Material |
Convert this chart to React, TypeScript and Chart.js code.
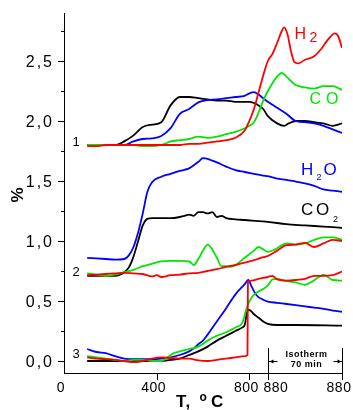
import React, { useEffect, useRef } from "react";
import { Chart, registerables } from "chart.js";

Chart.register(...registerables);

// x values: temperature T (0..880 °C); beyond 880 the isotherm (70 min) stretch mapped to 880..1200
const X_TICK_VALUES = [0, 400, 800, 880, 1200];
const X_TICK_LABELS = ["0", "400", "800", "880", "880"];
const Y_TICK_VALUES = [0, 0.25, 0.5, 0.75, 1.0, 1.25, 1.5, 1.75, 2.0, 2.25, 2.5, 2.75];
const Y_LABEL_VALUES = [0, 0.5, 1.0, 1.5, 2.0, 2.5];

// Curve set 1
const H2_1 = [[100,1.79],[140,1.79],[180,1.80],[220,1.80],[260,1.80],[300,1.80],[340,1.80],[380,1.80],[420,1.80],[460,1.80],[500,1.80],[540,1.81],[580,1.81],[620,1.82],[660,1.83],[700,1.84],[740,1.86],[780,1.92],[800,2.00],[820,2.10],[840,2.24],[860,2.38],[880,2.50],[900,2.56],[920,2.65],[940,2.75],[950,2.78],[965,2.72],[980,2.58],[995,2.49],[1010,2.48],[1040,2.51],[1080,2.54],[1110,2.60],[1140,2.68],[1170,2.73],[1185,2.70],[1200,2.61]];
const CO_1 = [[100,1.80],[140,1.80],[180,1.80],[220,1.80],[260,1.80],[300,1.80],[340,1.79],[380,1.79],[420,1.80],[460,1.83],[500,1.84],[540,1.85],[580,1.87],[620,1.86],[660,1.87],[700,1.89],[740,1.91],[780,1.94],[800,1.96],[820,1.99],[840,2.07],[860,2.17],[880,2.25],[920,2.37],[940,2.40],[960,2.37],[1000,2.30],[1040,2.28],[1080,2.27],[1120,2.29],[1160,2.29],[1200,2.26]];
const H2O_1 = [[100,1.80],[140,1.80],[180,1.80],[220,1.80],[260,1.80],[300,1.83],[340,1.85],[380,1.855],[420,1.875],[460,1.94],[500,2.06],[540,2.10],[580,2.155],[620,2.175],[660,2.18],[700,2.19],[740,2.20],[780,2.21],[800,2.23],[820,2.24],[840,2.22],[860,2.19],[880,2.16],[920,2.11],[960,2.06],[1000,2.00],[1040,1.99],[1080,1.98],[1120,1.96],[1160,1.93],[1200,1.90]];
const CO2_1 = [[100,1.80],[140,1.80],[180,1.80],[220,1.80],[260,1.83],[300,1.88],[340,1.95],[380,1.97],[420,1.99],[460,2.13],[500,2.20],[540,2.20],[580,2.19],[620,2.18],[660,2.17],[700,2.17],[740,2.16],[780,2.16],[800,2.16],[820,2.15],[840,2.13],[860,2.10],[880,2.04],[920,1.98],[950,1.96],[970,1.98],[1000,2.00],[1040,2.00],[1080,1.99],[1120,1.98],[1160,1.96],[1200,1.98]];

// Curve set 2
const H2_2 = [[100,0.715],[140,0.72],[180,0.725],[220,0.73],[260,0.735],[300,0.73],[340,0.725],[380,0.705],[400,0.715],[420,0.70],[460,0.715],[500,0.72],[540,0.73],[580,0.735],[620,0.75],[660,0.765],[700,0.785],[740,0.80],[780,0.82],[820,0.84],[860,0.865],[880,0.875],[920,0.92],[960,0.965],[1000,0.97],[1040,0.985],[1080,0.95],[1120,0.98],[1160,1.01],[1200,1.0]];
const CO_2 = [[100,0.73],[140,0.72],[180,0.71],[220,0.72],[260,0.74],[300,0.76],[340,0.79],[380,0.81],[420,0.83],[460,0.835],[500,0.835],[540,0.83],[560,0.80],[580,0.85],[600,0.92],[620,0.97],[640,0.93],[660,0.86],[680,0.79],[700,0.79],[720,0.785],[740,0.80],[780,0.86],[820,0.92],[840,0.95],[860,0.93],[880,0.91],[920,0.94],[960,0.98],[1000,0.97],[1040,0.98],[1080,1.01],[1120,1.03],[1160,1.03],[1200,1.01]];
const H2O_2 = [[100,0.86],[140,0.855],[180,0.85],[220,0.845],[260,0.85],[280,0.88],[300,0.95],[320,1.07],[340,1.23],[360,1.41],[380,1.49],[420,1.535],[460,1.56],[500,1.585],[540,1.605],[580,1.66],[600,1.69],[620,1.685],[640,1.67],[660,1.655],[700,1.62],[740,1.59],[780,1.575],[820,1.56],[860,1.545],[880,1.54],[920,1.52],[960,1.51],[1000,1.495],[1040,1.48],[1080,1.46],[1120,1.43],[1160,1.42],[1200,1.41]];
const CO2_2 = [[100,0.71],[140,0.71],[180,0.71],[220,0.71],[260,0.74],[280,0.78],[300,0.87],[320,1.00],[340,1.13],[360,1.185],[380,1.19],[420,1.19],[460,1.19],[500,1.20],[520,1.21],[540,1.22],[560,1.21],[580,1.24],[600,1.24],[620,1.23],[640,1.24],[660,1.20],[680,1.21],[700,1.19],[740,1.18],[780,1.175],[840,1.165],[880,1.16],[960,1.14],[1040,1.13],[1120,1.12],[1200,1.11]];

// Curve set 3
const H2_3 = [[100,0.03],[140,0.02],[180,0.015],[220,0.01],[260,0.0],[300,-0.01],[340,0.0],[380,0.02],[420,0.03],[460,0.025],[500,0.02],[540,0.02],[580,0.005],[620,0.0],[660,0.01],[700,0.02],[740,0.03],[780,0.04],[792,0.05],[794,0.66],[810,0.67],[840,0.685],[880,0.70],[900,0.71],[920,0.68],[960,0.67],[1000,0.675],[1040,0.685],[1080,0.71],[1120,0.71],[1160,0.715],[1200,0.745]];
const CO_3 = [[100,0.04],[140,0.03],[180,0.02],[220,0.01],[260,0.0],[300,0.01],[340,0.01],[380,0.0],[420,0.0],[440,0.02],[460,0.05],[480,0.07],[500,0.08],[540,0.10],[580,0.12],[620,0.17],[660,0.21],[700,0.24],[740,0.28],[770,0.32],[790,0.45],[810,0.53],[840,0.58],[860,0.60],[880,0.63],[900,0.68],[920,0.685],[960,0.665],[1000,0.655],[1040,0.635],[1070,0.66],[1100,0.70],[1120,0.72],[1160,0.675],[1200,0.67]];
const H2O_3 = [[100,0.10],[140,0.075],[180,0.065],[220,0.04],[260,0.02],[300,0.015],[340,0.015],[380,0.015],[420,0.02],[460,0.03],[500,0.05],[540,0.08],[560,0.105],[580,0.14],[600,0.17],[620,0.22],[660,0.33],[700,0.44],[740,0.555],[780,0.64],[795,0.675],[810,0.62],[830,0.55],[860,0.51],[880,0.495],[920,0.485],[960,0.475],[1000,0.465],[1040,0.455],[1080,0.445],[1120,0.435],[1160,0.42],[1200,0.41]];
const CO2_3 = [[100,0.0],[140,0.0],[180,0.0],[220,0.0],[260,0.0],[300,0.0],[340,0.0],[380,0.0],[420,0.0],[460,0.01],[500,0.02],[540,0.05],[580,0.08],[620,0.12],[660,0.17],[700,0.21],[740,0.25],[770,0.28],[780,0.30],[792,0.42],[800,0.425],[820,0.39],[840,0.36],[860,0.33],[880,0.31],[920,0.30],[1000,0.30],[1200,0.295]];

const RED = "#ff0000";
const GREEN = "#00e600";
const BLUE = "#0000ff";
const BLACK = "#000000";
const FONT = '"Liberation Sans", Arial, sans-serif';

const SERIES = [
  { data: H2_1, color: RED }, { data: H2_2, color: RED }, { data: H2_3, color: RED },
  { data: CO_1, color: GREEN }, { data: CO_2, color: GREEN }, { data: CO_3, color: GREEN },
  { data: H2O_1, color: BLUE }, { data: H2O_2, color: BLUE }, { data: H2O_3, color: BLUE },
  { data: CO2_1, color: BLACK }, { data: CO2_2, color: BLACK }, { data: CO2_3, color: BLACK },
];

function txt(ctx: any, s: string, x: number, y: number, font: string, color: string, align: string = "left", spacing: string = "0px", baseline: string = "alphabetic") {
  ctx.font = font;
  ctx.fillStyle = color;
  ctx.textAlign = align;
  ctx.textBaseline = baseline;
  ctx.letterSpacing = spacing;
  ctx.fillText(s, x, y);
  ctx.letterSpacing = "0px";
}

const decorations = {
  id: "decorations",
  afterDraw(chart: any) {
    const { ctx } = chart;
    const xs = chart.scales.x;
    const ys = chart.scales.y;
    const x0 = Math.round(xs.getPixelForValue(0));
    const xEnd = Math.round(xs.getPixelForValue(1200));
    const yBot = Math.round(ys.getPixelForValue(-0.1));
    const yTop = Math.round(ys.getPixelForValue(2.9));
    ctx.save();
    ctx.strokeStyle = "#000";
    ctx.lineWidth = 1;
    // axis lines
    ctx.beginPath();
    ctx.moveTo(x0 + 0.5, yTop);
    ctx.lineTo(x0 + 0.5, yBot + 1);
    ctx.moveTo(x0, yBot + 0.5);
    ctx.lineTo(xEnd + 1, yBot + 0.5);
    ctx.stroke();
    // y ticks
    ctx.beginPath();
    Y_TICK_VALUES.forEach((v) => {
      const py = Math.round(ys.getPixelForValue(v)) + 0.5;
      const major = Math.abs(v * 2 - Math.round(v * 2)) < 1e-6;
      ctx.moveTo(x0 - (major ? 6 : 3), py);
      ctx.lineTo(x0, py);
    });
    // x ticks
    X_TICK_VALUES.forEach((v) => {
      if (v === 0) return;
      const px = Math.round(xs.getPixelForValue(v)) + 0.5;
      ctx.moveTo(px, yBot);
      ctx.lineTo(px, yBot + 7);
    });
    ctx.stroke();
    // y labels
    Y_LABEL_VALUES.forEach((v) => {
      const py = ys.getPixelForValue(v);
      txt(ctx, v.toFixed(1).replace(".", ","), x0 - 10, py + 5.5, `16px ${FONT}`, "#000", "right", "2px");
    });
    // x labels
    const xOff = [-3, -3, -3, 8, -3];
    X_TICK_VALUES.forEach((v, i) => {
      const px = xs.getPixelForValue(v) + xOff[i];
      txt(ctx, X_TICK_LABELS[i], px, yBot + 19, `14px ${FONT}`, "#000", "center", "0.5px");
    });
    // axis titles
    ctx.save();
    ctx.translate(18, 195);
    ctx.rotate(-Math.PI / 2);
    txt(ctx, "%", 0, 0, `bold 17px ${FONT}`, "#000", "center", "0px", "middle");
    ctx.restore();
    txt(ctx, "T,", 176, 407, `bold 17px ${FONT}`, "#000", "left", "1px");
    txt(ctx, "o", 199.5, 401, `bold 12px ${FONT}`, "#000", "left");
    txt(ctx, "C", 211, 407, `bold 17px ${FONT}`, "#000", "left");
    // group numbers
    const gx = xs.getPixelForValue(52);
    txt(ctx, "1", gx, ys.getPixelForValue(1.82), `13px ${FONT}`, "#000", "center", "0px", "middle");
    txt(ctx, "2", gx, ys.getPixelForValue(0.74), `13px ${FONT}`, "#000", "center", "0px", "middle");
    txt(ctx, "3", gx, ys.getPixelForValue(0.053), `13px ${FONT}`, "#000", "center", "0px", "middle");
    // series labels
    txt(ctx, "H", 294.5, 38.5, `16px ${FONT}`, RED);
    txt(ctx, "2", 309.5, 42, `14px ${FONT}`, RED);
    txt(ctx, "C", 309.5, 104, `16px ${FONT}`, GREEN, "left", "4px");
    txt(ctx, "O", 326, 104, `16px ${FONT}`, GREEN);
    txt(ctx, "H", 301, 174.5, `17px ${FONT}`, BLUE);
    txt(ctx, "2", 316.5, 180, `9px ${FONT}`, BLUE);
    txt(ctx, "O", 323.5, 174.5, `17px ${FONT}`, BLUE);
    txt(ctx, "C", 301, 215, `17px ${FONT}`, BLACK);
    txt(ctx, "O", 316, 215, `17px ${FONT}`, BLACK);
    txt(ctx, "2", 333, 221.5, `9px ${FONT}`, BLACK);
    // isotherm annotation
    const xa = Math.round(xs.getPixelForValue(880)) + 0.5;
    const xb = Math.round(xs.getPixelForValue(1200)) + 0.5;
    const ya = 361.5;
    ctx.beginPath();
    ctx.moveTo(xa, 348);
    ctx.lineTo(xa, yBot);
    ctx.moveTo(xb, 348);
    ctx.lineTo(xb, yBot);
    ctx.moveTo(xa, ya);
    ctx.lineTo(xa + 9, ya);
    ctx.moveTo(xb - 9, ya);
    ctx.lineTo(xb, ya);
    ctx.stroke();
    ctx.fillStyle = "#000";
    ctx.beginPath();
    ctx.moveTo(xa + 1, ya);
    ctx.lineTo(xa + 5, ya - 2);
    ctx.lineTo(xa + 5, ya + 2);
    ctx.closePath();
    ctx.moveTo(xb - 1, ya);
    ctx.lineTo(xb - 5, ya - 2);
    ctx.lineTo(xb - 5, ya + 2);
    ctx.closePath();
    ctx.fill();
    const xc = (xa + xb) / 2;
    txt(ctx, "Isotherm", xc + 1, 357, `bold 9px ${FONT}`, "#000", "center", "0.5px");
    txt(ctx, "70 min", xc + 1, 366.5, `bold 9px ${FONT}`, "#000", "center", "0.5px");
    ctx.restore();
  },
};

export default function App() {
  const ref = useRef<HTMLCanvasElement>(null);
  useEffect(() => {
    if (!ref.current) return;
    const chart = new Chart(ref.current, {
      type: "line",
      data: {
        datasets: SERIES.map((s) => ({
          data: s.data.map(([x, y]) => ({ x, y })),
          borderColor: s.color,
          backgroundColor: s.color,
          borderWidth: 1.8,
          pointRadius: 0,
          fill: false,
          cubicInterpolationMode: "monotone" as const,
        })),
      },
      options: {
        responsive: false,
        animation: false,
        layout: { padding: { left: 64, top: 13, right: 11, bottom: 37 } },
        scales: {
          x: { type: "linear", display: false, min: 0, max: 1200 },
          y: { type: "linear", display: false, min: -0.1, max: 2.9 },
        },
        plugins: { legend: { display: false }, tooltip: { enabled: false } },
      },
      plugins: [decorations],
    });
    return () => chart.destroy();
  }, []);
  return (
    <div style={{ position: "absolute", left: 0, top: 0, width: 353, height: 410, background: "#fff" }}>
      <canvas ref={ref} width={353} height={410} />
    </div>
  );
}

Exercise task | Write out exactly the opening lines of the data, stopping after the line that holds "Chart.register(...registerables);". Exclude pictures.

Output below |
Convert this chart to React, TypeScript and Chart.js code.
import React, { useEffect, useRef } from "react";
import { Chart, registerables } from "chart.js";

Chart.register(...registerables);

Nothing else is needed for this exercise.